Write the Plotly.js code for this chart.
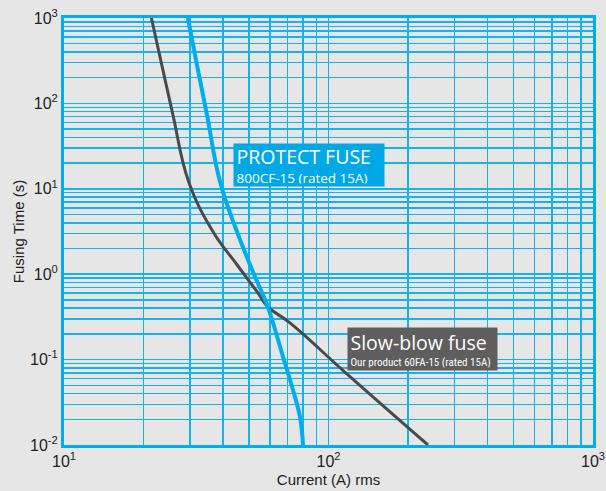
<!DOCTYPE html>
<html><head><meta charset="utf-8">
<script src="https://cdn.plot.ly/plotly-3.0.1.min.js"></script>
<style>body{margin:0;background:#e6e6e6}#chart{width:606px;height:491px}</style>
</head><body><div id="chart"></div>
<script>
// Slow-blow fuse (Our product 60FA-15)
const slowCurrent = [21.4, 23.1, 25.8, 29.6, 36.6, 45.1, 54.1, 59.0, 71.5, 118.5, 237.7];
const slowTime    = [1000, 344, 74.0, 12.1, 3.14, 1.29, 0.605, 0.415, 0.269, 0.0662, 0.01];
// PROTECT FUSE (800CF-15)
const protCurrent = [29.4, 31.8, 34.7, 38.9, 45.1, 51.8, 56.1, 59.0, 67.3, 73.4, 78.0, 80.1];
const protTime    = [1000, 285, 74.0, 12.1, 3.14, 1.07, 0.605, 0.415, 0.108, 0.0441, 0.0213, 0.01];

const xDecades = [1, 2, 3];          // exponents of 10 labelled on x
const yDecades = [-2, -1, 0, 1, 2, 3];
const mantissas = [2, 3, 4, 5, 6, 7, 8, 9];

function majors(decs) {
  return {vals: decs.map(e => Math.pow(10, e)), txt: decs.map(e => '10<sup>' + e + '</sup>')};
}
function minors(decs) {
  const v = [];
  decs.slice(0, -1).forEach(e => mantissas.forEach(m => v.push(m * Math.pow(10, e))));
  return v;
}
const xt = majors(xDecades), yt = majors(yDecades);

const gridColor = '#16b2ec';
const data = [
  {x: slowCurrent, y: slowTime, type: 'scatter', mode: 'lines', line: {color: '#4a4a4a', width: 3, shape: 'spline', smoothing: 1.2}, hoverinfo: 'none'},
  {x: protCurrent, y: protTime, type: 'scatter', mode: 'lines', line: {color: '#00aeef', width: 4, shape: 'spline', smoothing: 1.2}, hoverinfo: 'none'}
];
const fontFam = '"Liberation Sans", Arial, sans-serif';
const boxFam = '"Open Sans", "Noto Sans", sans-serif';
const axisCommon = {
  type: 'log', tickmode: 'array',
  showgrid: true, gridcolor: gridColor, gridwidth: 1.5, zeroline: false,
  showline: true, mirror: true, linecolor: '#00aeef', linewidth: 3,
  ticks: '', tickfont: {size: 16, family: fontFam, color: '#222'}
};
const layout = {
  width: 606, height: 491,
  margin: {l: 64, r: 13, t: 18, b: 46},
  paper_bgcolor: '#e6e6e6', plot_bgcolor: '#e6e6e6',
  showlegend: false,
  font: {family: fontFam, color: '#222', size: 16},
  xaxis: Object.assign({}, axisCommon, {
    range: [1, 3], tickvals: xt.vals, ticktext: xt.txt,
    minor: {tickmode: 'array', tickvals: minors(xDecades), showgrid: true, gridcolor: gridColor, gridwidth: 1.5, ticks: ''},
    title: {text: 'Current (A) rms', font: {size: 15, family: fontFam, color: '#222'}, standoff: 6}
  }),
  yaxis: Object.assign({}, axisCommon, {
    range: [-2, 3], tickvals: yt.vals, ticktext: yt.txt,
    minor: {tickmode: 'array', tickvals: minors(yDecades), showgrid: true, gridcolor: gridColor, gridwidth: 1.5, ticks: ''},
    title: {text: 'Fusing Time (s)', font: {size: 15, family: fontFam, color: '#222'}, standoff: 2}
  }),
  annotations: [
    {xref: 'paper', yref: 'paper', x: 0.319, y: 0.707, xanchor: 'left', yanchor: 'top', align: 'left',
     width: 145, height: 37, valign: 'middle',
     showarrow: false, bgcolor: '#00a8e6', borderpad: 2.5,
     text: '<span style="font-size:19.5px">PROTECT FUSE</span><br><span style="font-size:13.5px">800CF-15 (rated 15A)</span>',
     font: {color: '#ffffff', family: boxFam, size: 14}},
    {xref: 'paper', yref: 'paper', x: 0.535, y: 0.276, xanchor: 'left', yanchor: 'top', align: 'left',
     width: 144, height: 37, valign: 'middle',
     showarrow: false, bgcolor: '#5e5e5e', borderpad: 2.5,
     text: '<span style="font-size:19.5px">Slow-blow fuse</span><br><span style="font-size:11px;font-family:\'Liberation Sans Narrow\', \'Roboto Condensed\', sans-serif">Our product 60FA-15 (rated 15A)</span>',
     font: {color: '#ffffff', family: boxFam, size: 13}}
  ]
};
Plotly.newPlot('chart', data, layout, {staticPlot: true});
</script></body></html>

__________

=== Stated problem ===
Search the material above for "chart". Pull out each line where it shows up.

=== Result of this exercise ===
Write the Plotly.js code for this chart.
<style>body{margin:0;background:#e6e6e6}#chart{width:606px;height:491px}</style>
</head><body><div id="chart"></div>
Plotly.newPlot('chart', data, layout, {staticPlot: true});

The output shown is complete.